On January 13, 2015, Law No. 13,089 was published in Brazil´s official gazette and established a new legal framework for urban conglomerates and metropolitan regions ("Metropolis Statute​"). President Dilma Rousseff signed the Metropolis Statute into law, but vetoed certain provisions in the original text of the law. 

The Metropolis Statute is a benchmark for new urban configurations and only came into effect after being discussed for a period of some 10 (ten) years. It is a result of the significant attention this topic has received in recent years. Notably, the Supreme Court[1] of Brazil, in a case involving public service concessions in connection with the sewage system, pronounced on the necessity of shared governance among governments of different municipalities. 

The law stipulates the creation by the federal states of metropolitan regions and urban conglomerates, and institutes instruments of common governance among the municipalities located in the same urban conglomerate, or metropolitan region, with shared interests. 

The Metropolis Statute amends Law No. 10,257 dated July 10, 2001 ("City Statute"), and provides for the creation of consortiums between federal, state and municipal authorities in urban conglomerates and metropolitan regions, as long as such consortiums are created by supplemental state law. 

The new regulation contemplates the sharing of public funds and collaboration in public-private partnership projects between federal, state and municipal authorities, to further common governance goals. 

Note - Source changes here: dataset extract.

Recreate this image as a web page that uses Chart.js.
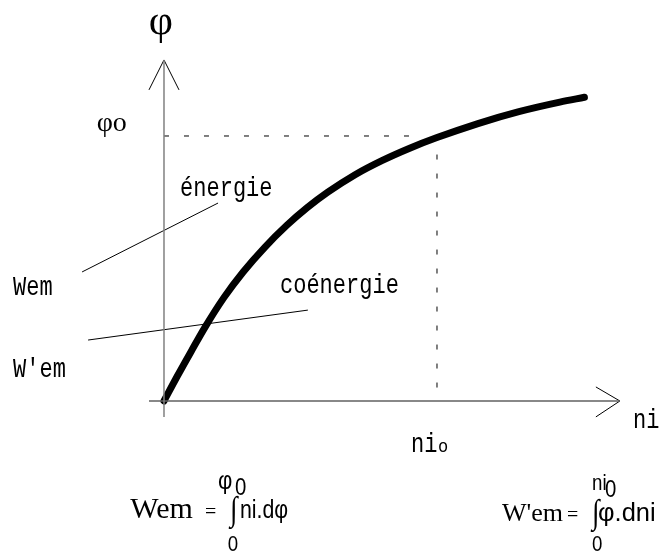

Since the enactment of the public-private partnership law in 2004 (Law No. 11,079), investors have been increasingly interested in municipal and inter-municipal projects, and more investment is expected with the enactment of the Metropolis Statute.  

The new legislation also promotes new investments in public sanitation, as such services can be more efficiently rendered by neighboring municipalities working together. 

In its original text, the Metropolis Statute contained a provision stipulating the creation of a federal fund to finance the initiatives arising from the new law. This provision was vetoed by the President on the basis that a federal fund would restrain the ability of the federal government to allocate public funds to other prioritized matters.

Despite this veto, the Metropolis Statute attempts to guarantee the support of the federal government for such projects. However, the provisions of the law on this matter are still not clear, and a new specific regulation is expected. 

Although there are still some regulatory gaps for the implementation of these projects that must be further clarified, the new law should be recognized for the mechanisms it created. The Brazilian government very much needs investments in various areas, including public sanitation. The new legislation is an important tool for bringing improvements to this area.